SQL to find duplicate records in a table


SQL to Find Duplicate Records in a Table

Finding duplicate records in a table can be important for ensuring data integrity and consistency. Here’s a detailed code solution with a thorough explanation:

SELECT column1, column2, ...
FROM table_name
GROUP BY column1, column2, ...
HAVING COUNT(*) > 1;

Explanation:

  • The SELECT statement retrieves the columns you want to display for each duplicate record.
  • The FROM clause specifies the table you want to search for duplicates.
  • The GROUP BY clause groups the data by the specified columns. In this example, it groups by all the columns you specified.
  • The HAVING clause filters the results to include only groups with more than one row, indicating duplicate records.

Implementation:

  1. Identify the Columns for Comparison: Determine which columns you want to use to identify duplicates.
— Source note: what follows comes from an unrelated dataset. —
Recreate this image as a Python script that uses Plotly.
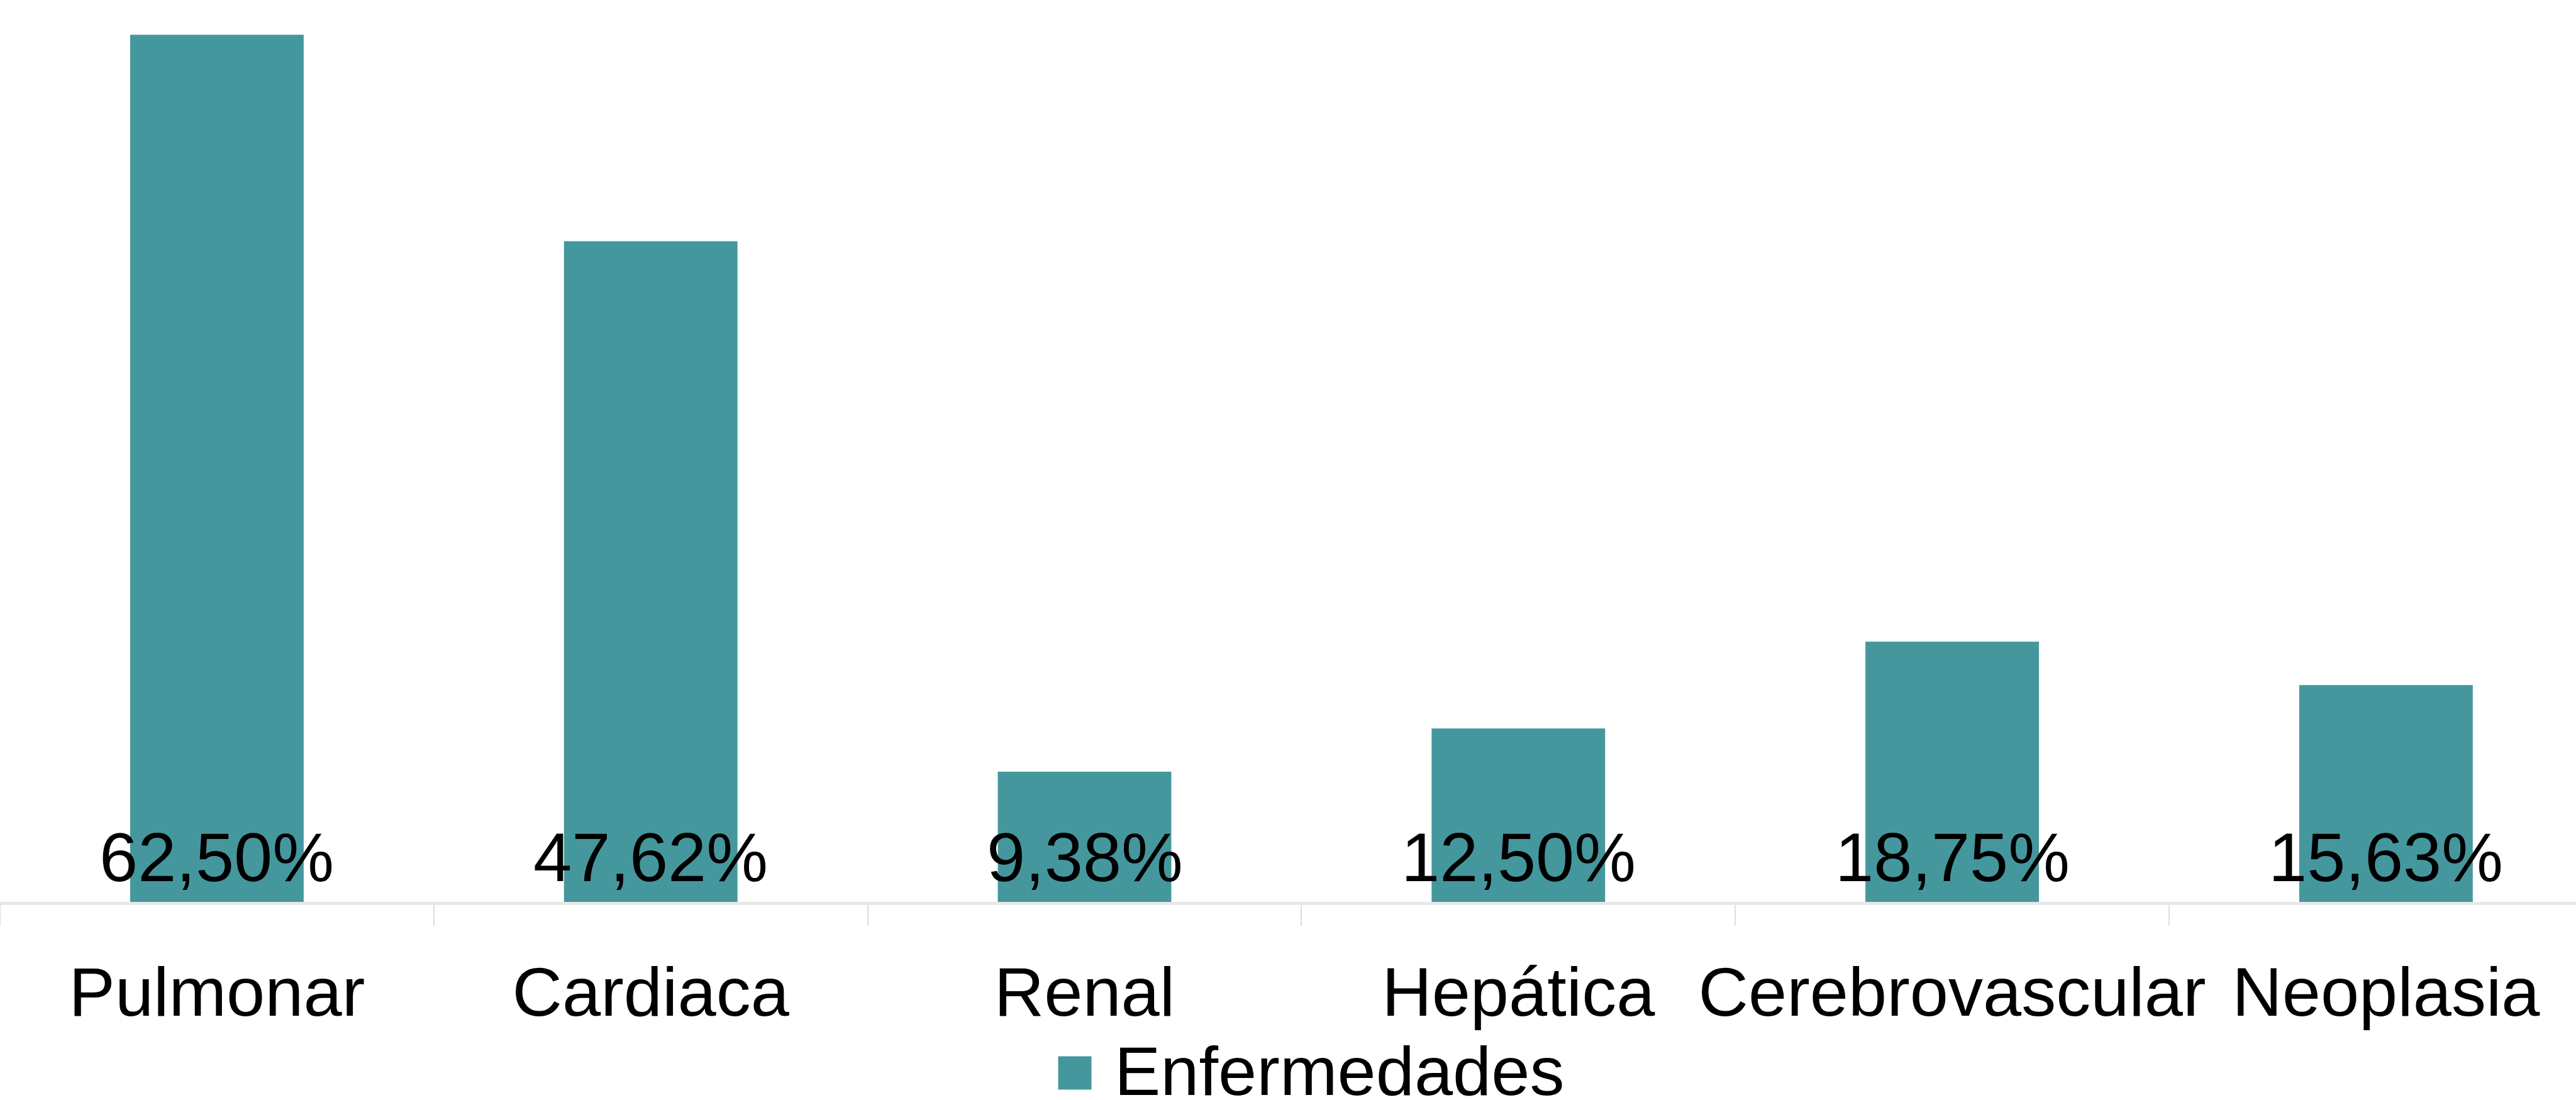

Typically, these are unique identifiers or key fields.
  2. Construct the Query: Use the code snippet provided, replacing table_name with the actual table name and column1, column2, ... with the columns you want to compare.
  3. Execute the Query: Run the query in your SQL database management system.
  4. Review the Results: The query will return all duplicate records based on the specified criteria.

Optimization Tips:

  • Use an Index: Create an index on the columns used in the GROUP BY clause to improve query performance.
  • Limit the Columns: Only select the columns needed for identification, rather than retrieving all columns, to reduce processing time.
  • Consider Using Window Functions: In some scenarios, window functions such as ROW_NUMBER() OVER (PARTITION BY ...) can be used to identify duplicate records without the need for a GROUP BY clause.

By following these steps and optimizing your query effectively, you can efficiently identify duplicate records in your SQL table and maintain data quality.